Differentiatie tijdens het consolideren
Vanuit deze beginsituatie kun je bepalen welke woordclusters de moeite waard zijn om klassikaal te semantiseren, bij welke leerlingen het accent op brede woordkennis en bij welke leerlingen het accent op diepe woordkennis moet komen te liggen tijdens het consolideren. Daarna kun je gericht je consolideeractiviteiten kiezen. Een handig hulpmiddel hierbij is een matrix waarin je de consolideeractiviteiten die je voor handen hebt, ordent op breed en diep en eventueel ook nog op tijdsduur. Je ziet dan in één oogopslag voor welke leerling welke consolideeractiviteit passend is. Je kunt dit dan per blok bepalen en inplannen. Op deze manier worden de woorden gedurende het gehele blok geconsolideerd en herhaald, en niet maar bij één of twee lessen.
Dat herhaling van belang is wordt zichtbaar door het volgende praktijkvoorbeeld:
In de kleutergroep van Juf Wilma staat het thema ‘de herfst’ centraal. De leraar heeft voor de pauze onder andere het begrip mos aangeleerd in de kring. Na het buitenspelen komen de leerlingen weer binnen, waarbij één van de leerlingen op haar juf komt afgerend en roept: ‘’Juf! Er ligt allemaal mosterd op het plein!’’
Dit voorbeeld laat zien dat de leerling de pas aangeleerde betekenis buiten heeft herkend. Het nieuwe woord (mos) dat hierbij hoort is nog niet aan zijn actieve woordenschat heeft toegevoegd, doordat het nog teveel lijkt op een al bekend woord (mosterd). Tijdens het consolideren worden woorden herhaald en wordt de woordkennis uitgebreid en verdiept.
Conclusie
Differentiëren bij doelwoorden in taal- en zaakvakmethode begint met het vaststellen van de doelwoordenlijst en de beginsituatie van je groep. Op basis daarvan bepaal je in welke mate je leerlingen de woorden gaan leren kennen. Deze doelen helpen je vervolgens een keuze te maken uit het aanbod van consolideeractiviteiten. Een werkwijze als in dit artikel beschreven, vraagt van een leraar om verder te kijken dan de losse woordenschatles en de genoemde doelwoorden. Het schuiven met en weglaten van woorden, het zelf toevoegen van woorden en het kiezen van passende consolideeractiviteiten doet een beroep op het leren gebruiken van een methode in plaats van de methode in zijn geheel te blijven volgen.
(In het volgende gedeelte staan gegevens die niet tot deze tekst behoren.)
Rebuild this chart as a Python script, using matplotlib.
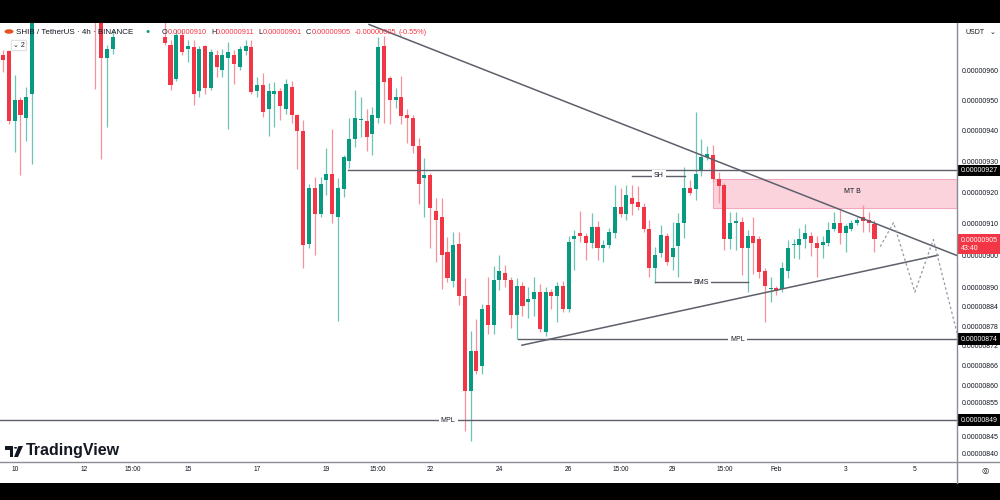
import numpy as np
import matplotlib
matplotlib.use("Agg")
import matplotlib.pyplot as plt
from matplotlib.patches import Rectangle, Polygon, Circle
from matplotlib.lines import Line2D
from matplotlib.transforms import blended_transform_factory
from matplotlib.ticker import NullLocator

plt.rcParams["font.family"] = ["Liberation Sans", "DejaVu Sans"]

nan = float("nan")

# SHIB/USDT 4h candles, prices in 1e-8 USDT (nan = candle above the visible range)
opens = [
    965, 966.4, 943, 950, 944, 952, nan, nan, nan, nan,
    nan, nan, nan, nan, nan, nan, 990, 985, 964, 967,
    nan, nan, nan, nan, nan, nan, nan, nan, 971, 968.4,
    957, 971.8, 967, 967.7, 953, 968, 954, 965, 960, 964,
    965, 961, 966.4, 967.7, 953, 955, 947, 952, 953, 947,
    954.3, 945, 940, 903.6, 921.3, 913, 924, 926, 912, 921,
    930, 937.2, 943.4, 943, 939, 944, 968, 957.3, 950, 951,
    945, 944, 934.9, 924.6, 925.6, 914, 912, 901, 892, 903.6,
    887.2, 858.3, 870.5, 866, 884.5, 878.4, 892.2, 894.3, 892.2, 881.4,
    890.3, 885.4, 886.3, 888.4, 876.3, 888.4, 887.2, 890.3, 883.2, 905.2,
    907, 906.1, 904, 909, 902.4, 903.3, 907, 915.3, 913, 918.1,
    916.9, 915.3, 908.3, 896.1, 900.8, 906.1, 899.3, 903, 910.3, 921.3,
    921, 927.2, 931.4, 932, 924.3, 922.3, 905.2, 910.3, 910.6, 902.4,
    906, 905.2, 895.2, 889.4, 889.7, 889.4, 895.2, 903.3, 903.3, 905.2,
    906.1, 904, 903.3, 904, 908.3, 910.3, 907, 908.3, 910.3, 912,
    911.2, 910,
]
highs = [
    966.7, 966.7, 958.3, 951, 954.3, 984, nan, nan, nan, nan,
    nan, nan, nan, nan, nan, nan, 994, 988, 968.4, 973.5,
    nan, nan, nan, nan, nan, nan, nan, nan, 977, 970,
    973.5, 973.5, 970, 970, 968, 968.4, 967, 966.7, 967, 969.4,
    966.7, 968, 970, 970, 957.7, 959, 955.7, 956, 954, 957,
    956.3, 945.5, 943.4, 922.6, 925, 925, 934.2, 940.4, 924.6, 932,
    944, 953.3, 951, 947, 947.7, 971, 971.4, 958, 954, 958,
    947, 945, 937.5, 931, 926.2, 918.1, 918, 905.8, 907.2, 907.2,
    893, 876.6, 880.2, 884.8, 893.3, 896.5, 900, 897, 893.3, 893,
    891.5, 890, 893.3, 891, 890, 889.4, 891.5, 891.8, 906.1, 908,
    914, 907, 913.3, 910.9, 904.9, 908.5, 922.3, 921.3, 922.3, 922.3,
    922, 916.5, 911.2, 902.7, 909.6, 907.1, 910.6, 913.3, 928.2, 923.9,
    946.1, 937.2, 934.9, 935.2, 926.5, 923, 913.6, 913.6, 912, 908,
    912, 906, 896, 893.3, 890.5, 897.8, 904.9, 905, 908.6, 910,
    907.3, 906, 906, 910.6, 913.6, 914.3, 910, 911.2, 912, 915.9,
    913.6, 911,
]
lows = [
    959.3, 942, 933, 925.6, 936.5, 929, nan, nan, nan, nan,
    nan, nan, nan, nan, nan, nan, 953.6, 930.7, 941, 965.3,
    nan, nan, nan, nan, nan, nan, nan, nan, 968.5, 953.3,
    956.3, 965, 962.7, 948.4, 951, 952, 953.3, 957.7, 957.7, 940.6,
    955.3, 960, 965, 952, 951, 944.4, 938.2, 941, 943.4, 945.4,
    942.4, 927.5, 896, 902.4, 900.2, 912, 919, 910.2, 879.6, 918.5,
    927.8, 934.6, 937.8, 933.3, 932, 942.3, 942.3, 942, 947.4, 942,
    935.9, 932.8, 916.2, 912, 902.4, 898, 889.4, 891.5, 890, 884.5,
    846.5, 843.7, 863.6, 863.6, 875.6, 875.6, 889, 890, 877.5, 874.1,
    881.1, 880.5, 881, 876.3, 875, 883.2, 879.3, 882.5, 882.5, 895.5,
    904.3, 898.4, 902.4, 898.4, 897.8, 902.4, 905.5, 912, 911, 912.8,
    914.3, 907.4, 893.3, 891.2, 899.3, 897, 895.5, 893.3, 905.5, 919.1,
    917.5, 925.3, 930.4, 923.2, 916.6, 901.5, 901.8, 901.5, 893.7, 888.4,
    894, 893, 879.3, 885.4, 887.5, 888.4, 892.8, 899, 898.7, 902.4,
    899.6, 893.3, 899, 903, 907.5, 903.6, 901.1, 907.5, 909.5, 907.4,
    907.4, 901,
]
closes = [
    963.4, 943, 950, 945, 951, 980, nan, nan, nan, nan,
    nan, nan, nan, nan, nan, nan, 980, 964, 967, 971,
    nan, nan, nan, nan, nan, nan, nan, nan, 969, 955,
    971.8, 966, 968, 952, 967, 954, 966, 961, 965, 966,
    962, 967, 968, 952.6, 955, 946, 953, 953, 948, 955.3,
    945, 939.8, 903.3, 921.3, 913, 922.6, 926, 913, 921.3, 931.4,
    937.2, 944, 943.8, 938, 945, 967.7, 956, 950, 951, 944.6,
    944, 934.9, 922.6, 925.6, 915, 911, 900.2, 893, 903.3, 887.2,
    858.3, 870.5, 864.5, 883.2, 878.4, 892.2, 895.2, 892.2, 881.4, 890.3,
    884.2, 886.3, 888.4, 877.2, 888.4, 887.2, 890.3, 883.2, 904.3, 906.1,
    906.1, 904, 909, 902.4, 903.3, 907.3, 915.3, 913, 919, 916.2,
    915.3, 908.3, 896.1, 900.2, 906.4, 898, 902.4, 910.3, 921.3, 919.7,
    925.9, 931.4, 932.3, 924.3, 922, 905.2, 910.3, 910.6, 902.4, 906.1,
    904, 894.6, 890.3, 889.7, 888.7, 896.1, 902.4, 903.6, 905.2, 907,
    904, 902.4, 904.3, 908, 910.3, 907, 909.3, 910.3, 911.2, 910.9,
    910.3, 905,
]

tick_pos = [2, 14, 22.5, 32, 44, 56, 65, 74, 86, 98, 107, 116, 125, 134, 146, 158]
tick_labels = ["10", "12", "15:00", "15", "17", "19", "15:00", "22", "24", "26",
               "15:00", "29", "15:00", "Feb", "3", "5"]
price_ticks = [960, 950, 940, 930, 920, 910, 900, 890, 884, 878, 872, 866,
               860, 855, 850, 845, 840]

# drawings on the chart: (candle index, price)
desc_trend_x, desc_trend_y = [63.4, 165.3], [975.4, 899.9]
asc_trend_x, asc_trend_y = [89.9, 162.0], [872.2, 900.0]
proj_x = [152.0, 154.3, 158.0, 161.2, 165.3]
proj_y = [902.7, 910.3, 888.5, 904.9, 876.0]
zone_x0, zone_lo, zone_hi = 123.1, 915.0, 924.1
sh_x, sh_price = [109, 118.2], 925.3
bms_x, bms_price = [113, 129], 891.5
level_927_start, level_927 = 59.8, 927
mpl_hi_start, mpl_hi = 89.2, 874
mpl_lo = 849.7

UP, DOWN = "#089981", "#f23645"
UP_WICK, DOWN_WICK = "#6cc4b4", "#f6909b"
LINE = "#5d606b"
TXT = "#131722"

XMIN, XMAX = -0.55, 165.3
YMIN, YMAX = 837.4, 975.9

fig = plt.figure(figsize=(10, 5), dpi=100, facecolor="black")
fig.add_artist(Rectangle((0, 0.034), 1, 0.92, transform=fig.transFigure,
                         facecolor="white", edgecolor="none", zorder=0))
ax = fig.add_axes([0, 0.076, 0.957, 0.878])
ax.set_facecolor("white")
for s in ax.spines.values():
    s.set_visible(False)

# candles
o, h, l, c = (np.array(a, dtype=float) for a in (opens, highs, lows, closes))
idx = np.arange(len(o))
ok = ~np.isnan(o)
up = ok & (c >= o)
dn = ok & (c < o)
lo = np.minimum(o, c)
body = np.maximum(np.abs(c - o), 0.35)
ax.vlines(idx[up], l[up], h[up], color=UP_WICK, lw=0.9, zorder=2)
ax.vlines(idx[dn], l[dn], h[dn], color=DOWN_WICK, lw=0.9, zorder=2)
ax.bar(idx[up], body[up], bottom=lo[up], width=0.7, color=UP, zorder=3)
ax.bar(idx[dn], body[dn], bottom=lo[dn], width=0.7, color=DOWN, zorder=3)

# supply zone
ax.fill_between([zone_x0, XMAX], zone_lo, zone_hi, facecolor="#fad3dd",
                edgecolor="#f2a7bb", lw=0.8, zorder=1)
ax.text((zone_x0 + XMAX) / 2 + 3, (zone_lo * zone_hi) ** 0.5 + 0.6, "MT B",
        fontsize=5, color=TXT, ha="center", va="center", zorder=6)

# lines
ax.plot(desc_trend_x, desc_trend_y, color=LINE, lw=1.1, zorder=4)
ax.plot(asc_trend_x, asc_trend_y, color=LINE, lw=1.1, zorder=4)
ax.plot([level_927_start, XMAX], [level_927] * 2, color=LINE, lw=1, zorder=4)
ax.plot([mpl_hi_start, XMAX], [mpl_hi] * 2, color=LINE, lw=1, zorder=4)
ax.plot([XMIN, XMAX], [mpl_lo] * 2, color=LINE, lw=1, zorder=4)
ax.plot(sh_x, [sh_price] * 2, color=LINE, lw=1, zorder=4)
ax.plot(bms_x, [bms_price] * 2, color=LINE, lw=1, zorder=4)
ax.plot(proj_x, proj_y, color="#9598a1", lw=0.9, ls=(0, (2, 2)), zorder=4)

lbl = dict(fontsize=5, color=TXT, ha="center", va="center", zorder=6,
           bbox=dict(boxstyle="square,pad=0.3", fc="white", ec="none"))
ax.text(sum(sh_x) / 2, sh_price, "SH", **lbl)
ax.text(sum(bms_x) / 2, bms_price, "BMS", **lbl)
ax.text(127.3, mpl_hi, "MPL", **lbl)
ax.text(77.1, mpl_lo, "MPL", **lbl)

ax.set_yscale("log")
ax.set_xlim(XMIN, XMAX)
ax.set_ylim(YMIN, YMAX)
ax.set_yticks(price_ticks, [f"{v * 1e-8:.8f}" for v in price_ticks])
ax.yaxis.set_minor_locator(NullLocator())
ax.yaxis.tick_right()
ax.tick_params(axis="y", which="both", length=0, pad=3.3, labelsize=5, labelcolor=TXT)
ax.set_xticks(tick_pos, tick_labels)
ax.tick_params(axis="x", length=0, pad=3, labelsize=4.8, labelcolor=TXT)

# price-scale labels
tr = blended_transform_factory(fig.transFigure, ax.transData)
for v, shown in [(level_927, "927"), (mpl_hi, "874"), (mpl_lo, "849")]:
    ax.text(0.9605, v, f"0.00000{shown}", transform=tr, fontsize=5, color="white",
            ha="left", va="center", zorder=10, clip_on=False,
            bbox=dict(boxstyle="square,pad=0.35", fc="black", ec="none"))
ax.annotate(f"{closes[-1] * 1e-8:.8f}\n43:40", xy=(0.9605, closes[-1]), xycoords=tr,
            xytext=(0, -3.6), textcoords="offset points", fontsize=5, color="white",
            ha="left", va="center", linespacing=1.15, zorder=10, annotation_clip=False,
            bbox=dict(boxstyle="square,pad=0.4", fc=DOWN, ec="none"))

# panel separators
fig.add_artist(Line2D([0.957, 0.957], [0.034, 0.954], color="#8a8d96", lw=1))
fig.add_artist(Line2D([0, 1], [0.076, 0.076], color="#8a8d96", lw=1))

# header legend
fig.add_artist(Circle((0.009, 0.937), 0.0045, transform=fig.transFigure,
                      facecolor="#e2531f", edgecolor="none"))
fig.text(0.016, 0.936, "SHIB / TetherUS · 4h · BINANCE", fontsize=5.8, color=TXT,
         va="center")
fig.text(0.145, 0.937, "●", fontsize=5, color=UP, va="center")
renderer = fig.canvas.get_renderer()
x = 0.162
pieces = [("O", TXT, 0), ("0.00000910", DOWN, 0.004), ("H", TXT, 0),
          ("0.00000911", DOWN, 0.004), ("L", TXT, 0), ("0.00000901", DOWN, 0.004),
          ("C", TXT, 0), ("0.00000905", DOWN, 0.004), ("-0.00000005", DOWN, 0.003),
          ("(-0.55%)", DOWN, 0)]
for part, col, gap in pieces:
    t = fig.text(x, 0.936, part, fontsize=5.3, color=col, va="center")
    x += t.get_window_extent(renderer).width / fig.bbox.width + gap
fig.text(0.013, 0.909, "⌄ 2", fontsize=5, color=TXT, va="center",
         bbox=dict(boxstyle="round,pad=0.25", fc="white", ec="#d1d4dc", lw=0.6))
fig.text(0.965, 0.936, "USDT", fontsize=5, color=TXT, va="center")
fig.text(0.99, 0.936, "⌄", fontsize=5, color=TXT, va="center")
fig.text(0.985, 0.058, "◎", fontsize=6, color=TXT, ha="center", va="center")

# TradingView logo
def px(x, y):
    return (x / 1000, 1 - y / 500)

for poly in ([(5, 446), (13, 446), (13, 457), (9.5, 457), (9.5, 449.5), (5, 449.5)],
             [(18.5, 446), (23, 446), (18, 457), (14, 457)]):
    fig.add_artist(Polygon([px(*p) for p in poly], closed=True, transform=fig.transFigure,
                           facecolor=TXT, edgecolor="none"))
fig.add_artist(Circle(px(15.6, 447.8), 0.0017, transform=fig.transFigure,
                      facecolor=TXT, edgecolor="none"))
fig.text(0.026, 0.098, "TradingView", fontsize=11.5, fontweight="bold", color=TXT,
         va="center")

fig.savefig("out.png", dpi=100, facecolor="black")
Je zult niet meer alle genoemde doelwoorden behandelen en flexibeler omgaan met consolideeractiviteiten. Op deze manier doe je recht aan het verschil in woordkennis tussen leerlingen en het feit dat mensen het best nieuwe woorden leren door gebruik te maken van woordclusters.
Wanneer je ook bij woordenschat start met het meer doelgericht en gedifferentieerd werken, worden je leerlingen niet woordenrijk, maar woordenschatrijk!
Literatuur
- Brouwer, T. (2009). Scoor een woord. JSW, 93 (1), 31-34.
- Bouwer, T. (2011). Woordenschatonderwijs 2.0. Tijdschrift taal, 2 (4), 14-17.
- Verhallen, M. & Verhallen, S. (1994). Woor-den leren, woorden onderwijzen. Amers-foort: CPS.
- Verhallen, M. & Verhallen, S. (2009). Meer en beter woorden leren. Utrecht: Projectbureau Kwaliteit PO Raad.